On normalizing target URIs
An implementer is tempted to normalize URIs all over the place, just for safety and sanitation. After all, RFC3986§6.1 says it’s safe!
Unfortunately, most URI normalization implementations will normalize an empty path to “/”. Which is not always safe; RFC7230§2.7.3, which defines this “equivalence”, actually says:
When not being used in absolute form as the request target of an OPTIONS request, an empty path component is equivalent to an absolute path of "/", so the normal form is to provide a path of "/" instead.
Which means we can’t use the usual normalization implementation if we are making an OPTIONS request!
Why is that? Well, if we turn to §5.3.4, we find the answer. One of the special cases for when the request target is not a URI, is that we may use “*” as the target for an OPTIONS request to request information about the origin server itself, rather than a resource on that server.

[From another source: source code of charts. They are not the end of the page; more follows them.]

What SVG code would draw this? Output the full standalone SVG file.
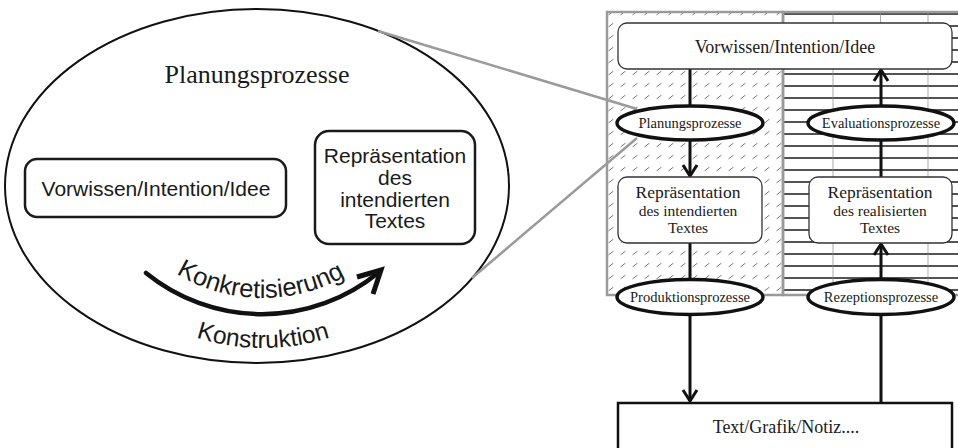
<svg xmlns="http://www.w3.org/2000/svg" width="958" height="448" viewBox="0 0 958 448">
<defs>
<style>
.serif{font-family:"Liberation Serif","Times New Roman",serif;fill:#1a1a1a;text-anchor:middle}
.sans{font-family:"Liberation Sans",Arial,sans-serif;fill:#1a1a1a;text-anchor:middle}
.lbox{fill:#fff;stroke:#1a1a1a;stroke-width:2.5}
.rbox{fill:#fff;stroke:#333;stroke-width:1.3}
.proc{fill:#fff;stroke:#111;stroke-width:3.5}
.conn{stroke:#111;stroke-width:3;fill:none}
.head{stroke:#111;stroke-width:3;fill:none;stroke-linejoin:miter}
.gray{stroke:#9a9a9a;stroke-width:2.5;fill:none}
</style>
<pattern id="hatch" patternUnits="userSpaceOnUse" x="737" y="67" width="12" height="12">
<line x1="3.6" y1="7.8" x2="8.4" y2="4.2" stroke="#555" stroke-width="0.8"/>
</pattern>
<pattern id="hlines" patternUnits="userSpaceOnUse" x="0" y="8" width="12" height="12">
<line x1="0" y1="6" x2="12" y2="6" stroke="#333" stroke-width="1.7"/>
</pattern>
<path id="arcTop" d="M 96,131 A 167 167 0 0 0 430,131"/>
<path id="arcBot" d="M 46,131 A 217 217 0 0 0 480,131"/>
</defs>
<rect width="958" height="448" fill="#fff"/>

<g id="zoom-ellipse">
<ellipse cx="257" cy="186" rx="252" ry="177" fill="#fff" stroke="#111" stroke-width="2"/>
<text class="serif" x="257" y="83" font-size="26">Planungsprozesse</text>
</g>
<g id="left-vorwissen">
<rect class="lbox" x="25" y="159" width="261" height="58" rx="12"/>
<text class="sans" x="156" y="196" font-size="21">Vorwissen/Intention/Idee</text>
</g>
<g id="left-repraesentation">
<rect class="lbox" x="315" y="131" width="160" height="113" rx="14"/>
<text class="sans" x="395" y="163" font-size="21">Repräsentation</text>
<text class="sans" x="395" y="185" font-size="21">des</text>
<text class="sans" x="395" y="207" font-size="21">intendierten</text>
<text class="sans" x="395" y="228" font-size="21">Textes</text>
</g>
<g id="konkretisierung">
<path d="M146,273 A184 184 0 0 0 378,273" fill="none" stroke="#111" stroke-width="4.5" stroke-linecap="round"/>
<polyline points="357,277 381,270 373,294" fill="none" stroke="#111" stroke-width="5" stroke-linejoin="miter"/>
<text class="sans" font-size="25.5"><textPath href="#arcTop" startOffset="49.5%">Konkretisierung</textPath></text>
<text class="sans" font-size="24.5"><textPath href="#arcBot" startOffset="50%">Konstruktion</textPath></text>
</g>

<g id="panel">
<rect x="607" y="12" width="176" height="283" fill="url(#hatch)"/>
<rect x="783" y="12" width="180" height="283" fill="url(#hlines)"/>
<g stroke="#888" stroke-width="0.7">
<line x1="833" y1="12" x2="833" y2="295"/>
<line x1="880.5" y1="12" x2="880.5" y2="295"/>
<line x1="928" y1="12" x2="928" y2="295"/>
</g>
<rect x="607" y="12" width="176" height="283" class="gray"/>
<rect x="783" y="12" width="180" height="283" class="gray"/>
</g>

<g id="zoom-lines">
<line class="gray" x1="378" y1="31" x2="637" y2="109"/>
<line class="gray" x1="472" y1="278" x2="637" y2="138"/>
</g>

<g id="connectors">
<line class="conn" x1="690" y1="69" x2="690" y2="106"/>
<line class="conn" x1="690" y1="140" x2="690" y2="176"/>
<polyline class="head" points="683,165 690,176 697,165"/>
<line class="conn" x1="690" y1="243" x2="690" y2="279"/>
<line class="conn" x1="690" y1="315" x2="690" y2="401"/>
<polyline class="head" points="683,390 690,401 697,390"/>
<line class="conn" x1="881" y1="403" x2="881" y2="315"/>
<line class="conn" x1="881" y1="279" x2="881" y2="244"/>
<polyline class="head" points="874,255 881,244 888,255"/>
<line class="conn" x1="881" y1="177" x2="881" y2="140"/>
<line class="conn" x1="881" y1="106" x2="881" y2="70"/>
<polyline class="head" points="874,81 881,70 888,81"/>
</g>

<g id="r-vorwissen">
<rect class="rbox" x="618" y="23" width="334" height="46" rx="9"/>
<text class="serif" x="785" y="53" font-size="18">Vorwissen/Intention/Idee</text>
</g>
<g id="r-planung">
<ellipse class="proc" cx="690" cy="123" rx="73" ry="17"/>
<text class="serif" x="690" y="128" font-size="14.5">Planungsprozesse</text>
</g>
<g id="r-evaluation">
<ellipse class="proc" cx="881" cy="123" rx="73" ry="17"/>
<text class="serif" x="881" y="128" font-size="14.5">Evaluationsprozesse</text>
</g>
<g id="r-rep-intend">
<rect class="rbox" x="618" y="177" width="144" height="66" rx="9"/>
<text class="serif" x="688" y="198" font-size="17.5">Repräsentation</text>
<text class="serif" x="688" y="216" font-size="15.5">des intendierten</text>
<text class="serif" x="688" y="233" font-size="15.5">Textes</text>
</g>
<g id="r-rep-real">
<rect class="rbox" x="809" y="177" width="143" height="66" rx="9"/>
<text class="serif" x="880" y="198" font-size="17.5">Repräsentation</text>
<text class="serif" x="880" y="216" font-size="15.5">des realisierten</text>
<text class="serif" x="880" y="233" font-size="15.5">Textes</text>
</g>
<g id="r-produktion">
<ellipse class="proc" cx="690" cy="297" rx="73" ry="17.5"/>
<text class="serif" x="690" y="302" font-size="14.5">Produktionsprozesse</text>
</g>
<g id="r-rezeption">
<ellipse class="proc" cx="881" cy="297" rx="73" ry="17.5"/>
<text class="serif" x="881" y="302" font-size="14.5">Rezeptionsprozesse</text>
</g>
<g id="r-text">
<rect x="618" y="403" width="334" height="60" fill="#fff" stroke="#111" stroke-width="2.5"/>
<text class="serif" x="786" y="433" font-size="18">Text/Grafik/Notiz....</text>
</g>
</svg>
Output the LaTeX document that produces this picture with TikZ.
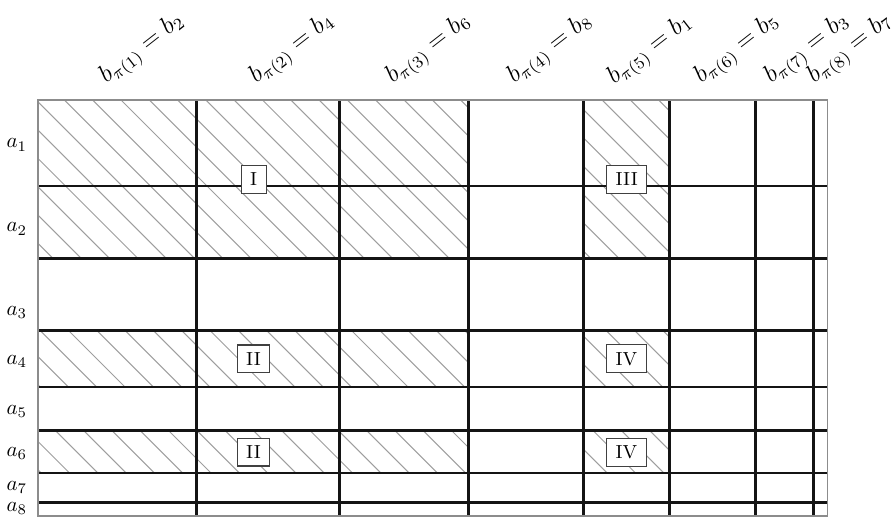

However, as discussed above, the target in a request to a proxy must be an absolute URI (and §5.3.2 says that the origin server must also understand this syntax). So, we must define a way to map “*” to an absolute URI.
Naively, one might be tempted to use “/*” as the path. But that would make it impossible to have a resource actually named “/*”. So, we must define a special case in the URI syntax that doesn’t obstruct a real path.
If we didn’t have this special case in the URI normalization rules, and we handled the “/” path as the same as empty in the OPTIONS handler of the last proxy server, then it would be impossible to request OPTIONS for the “/” resources, as it would get translated into “*” and treated as OPTIONS for the entire server.